Bislang waren die Märkte für Investment-Grade-Anleihen (IG) eine wichtige Finanzierungsquelle, während globale Wandelanleihen und Private-Credit-Anlagen die beiden anderen Hauptfinanzierungswege darstellten. Demgegenüber liegt der Anteil der KI-Emissionen am US-High-Yield-Markt bei lediglich etwa 2%. Wir sind derzeit gegenüber vielen dieser Emittenten vorsichtig, da wir der Meinung sind, dass der schnelle Kapazitätsaufbau zu einem Überangebot, Herabstufungen und potenziellen Zahlungsausfällen führen könnte. Eine solche Welle von „Fallen Angels” könnte sowohl für Investment-Grade- als auch High-Yield-Anleger letztendlich die Chance bieten, durch eine sorgfältige Titelauswahl Alpha zu generieren.
Für makroökonomische Veränderungen und Streuung positionieren
Das Zusammenspiel von Konjunktur- und Kreditzyklen dürfte das kommende Jahr prägen.

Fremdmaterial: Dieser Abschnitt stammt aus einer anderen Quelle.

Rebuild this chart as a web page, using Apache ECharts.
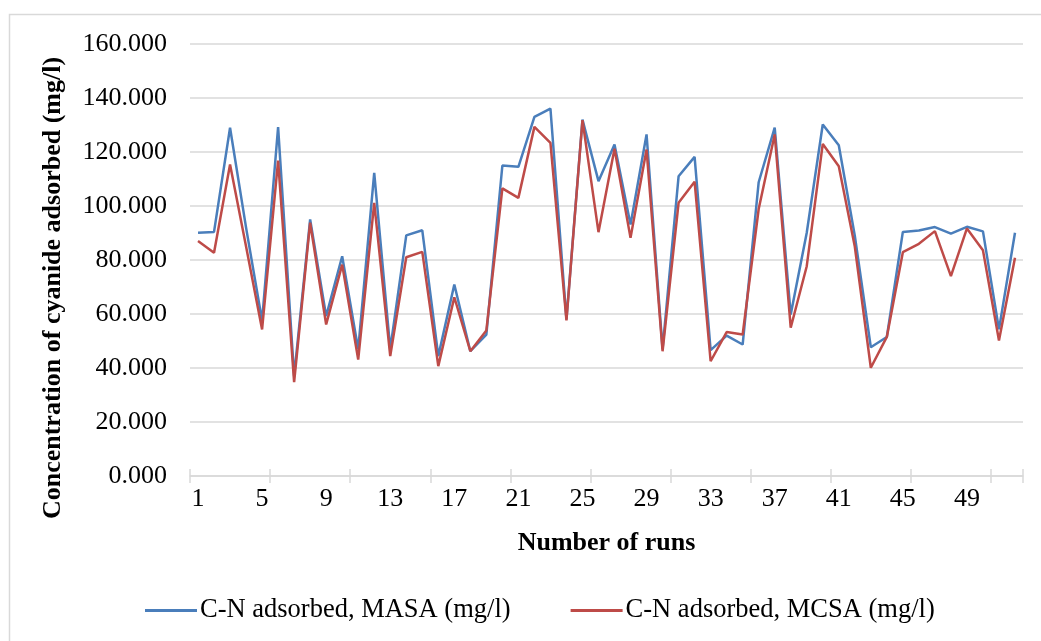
<!DOCTYPE html>
<html>
<head>
<meta charset="utf-8">
<script src="https://cdn.jsdelivr.net/npm/echarts@6/dist/echarts.min.js"></script>
<style>
html,body{margin:0;padding:0;background:#fff;}
#chart{width:1041px;height:641px;}
</style>
</head>
<body>
<div id="chart"></div>
<script>
var runs = ['1','2','3','4','5','6','7','8','9','10','11','12','13','14','15','16','17','18','19','20','21','22','23','24','25','26','27','28','29','30','31','32','33','34','35','36','37','38','39','40','41','42','43','44','45','46','47','48','49','50','51','52'];
var masa = [90.1,90.4,129.0,92,57.5,129.2,37,95.0,59.2,81.4,46.9,112.3,47,89.1,91.0,44.4,70.9,46.2,52.4,115.0,114.5,133.0,136.1,58.0,132.0,109.2,122.8,93.1,126.5,47,111.0,118.2,46.6,52.0,48.7,108.8,129.0,59.8,90.1,130.2,122.5,89,47.7,51.5,90.4,90.9,92.2,89.8,92.3,90.6,54.3,90.1];
var mcsa = [87.0,82.7,115.4,85,54.3,116.8,34.8,93.8,56.1,78.3,43.1,101.2,44.4,81.0,83.0,40.7,66.2,46.2,53.9,106.5,103.0,129.3,123.4,57.6,131.8,90.3,121.2,88.2,120.9,46.2,101.2,109.0,42.5,53.3,52.4,98.9,126.5,54.9,77.7,123.0,114.7,85,40.1,51.5,82.9,86.0,90.7,74.0,91.7,83.6,50.2,80.8];
var seriesNames = ['C-N adsorbed, MASA (mg/l)', 'C-N adsorbed, MCSA (mg/l)'];
var yMin = 0, yMax = 160, yStep = 20;

var FONT = '"Liberation Serif", "Times New Roman", serif';
var chart = echarts.init(document.getElementById('chart'), null, {renderer: 'canvas'});
chart.setOption({
  animation: false,
  backgroundColor: '#fff',
  color: ['#4a7ebb', '#be4b48'],
  graphic: [{
    type: 'rect', silent: true, z: -1,
    shape: {x: 9.5, y: 14.5, width: 1040, height: 640},
    style: {fill: 'none', stroke: '#d9d9d9', lineWidth: 1.5}
  }],
  grid: {left: 190, right: 18, top: 44, bottom: 165, containLabel: false},
  legend: {
    left: 140, top: 592,
    itemWidth: 52, itemHeight: 3, itemGap: 60,
    icon: 'rect',
    textStyle: {fontFamily: FONT, fontSize: 26.5, color: '#000', padding: [0,0,0,-2]},
    data: seriesNames
  },
  xAxis: [{
    type: 'category',
    data: runs,
    boundaryGap: true,
    name: 'Number of runs',
    nameLocation: 'middle',
    nameGap: 54,
    nameTextStyle: {fontFamily: FONT, fontSize: 26, fontWeight: 'bold', color: '#000'},
    axisLine: {lineStyle: {color: '#d9d9d9', width: 1.5}},
    axisTick: {show: true, interval: 4, length: 7, lineStyle: {color: '#d9d9d9', width: 1.5}},
    axisLabel: {interval: 3, margin: 10, fontFamily: FONT, fontSize: 26, color: '#000'},
    splitLine: {show: false}
  }, {
    type: 'category',
    data: runs,
    position: 'bottom',
    boundaryGap: true,
    axisLine: {show: false},
    axisTick: {show: true, inside: true, interval: 4, length: 7, lineStyle: {color: '#d9d9d9', width: 1.5}},
    axisLabel: {show: false},
    splitLine: {show: false}
  }],
  yAxis: {
    type: 'value',
    min: yMin, max: yMax, interval: yStep,
    name: 'Concentration of cyanide adsorbed (mg/l)',
    nameLocation: 'middle',
    nameRotate: 90,
    nameGap: 124,
    nameTextStyle: {fontFamily: FONT, fontSize: 26, fontWeight: 'bold', color: '#000', padding: [0, 56, 0, 0]},
    axisLine: {show: false},
    axisTick: {show: false},
    axisLabel: {margin: 23, fontFamily: FONT, fontSize: 26, color: '#000',
      formatter: function (v) { return v.toFixed(3); }},
    splitLine: {lineStyle: {color: '#d9d9d9', width: 1.5}}
  },
  series: [{
    name: seriesNames[0], type: 'line', data: masa,
    showSymbol: false, symbol: 'none',
    lineStyle: {width: 2.5, color: '#4a7ebb'}, itemStyle: {color: '#4a7ebb'}
  }, {
    name: seriesNames[1], type: 'line', data: mcsa,
    showSymbol: false, symbol: 'none',
    lineStyle: {width: 2.5, color: '#be4b48'}, itemStyle: {color: '#be4b48'}
  }]
});
</script>
</body>
</html>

Auch wenn wir noch nicht von einer Wende im Kreditzyklus sprechen, könnten unterschiedliche geldpolitische Kurse, Bedenken hinsichtlich der Tragfähigkeit von Staatsfinanzen sowie eine erneute Fokussierung auf Kreditvergabestandards zu vereinzelten Volatilitätsspitzen und Neubewertungen an den öffentlichen Credit-Märkten führen. Die Zentralbanken könnten sich als Quelle erheblicher Volatilität herausstellen. Wie Abbildung 1 verdeutlicht, war die Zahl der weltweiten Zinssenkungen bereits außergewöhnlich hoch. Sollten die politischen Entscheidungsträger die Zinsen trotz anhaltender Inflation und starken nominalen Wachstums weiter senken, könnte es zu einer abrupten Neubewertung am Markt kommen, wenn die Anleger höhere Risikoaufschläge verlangen.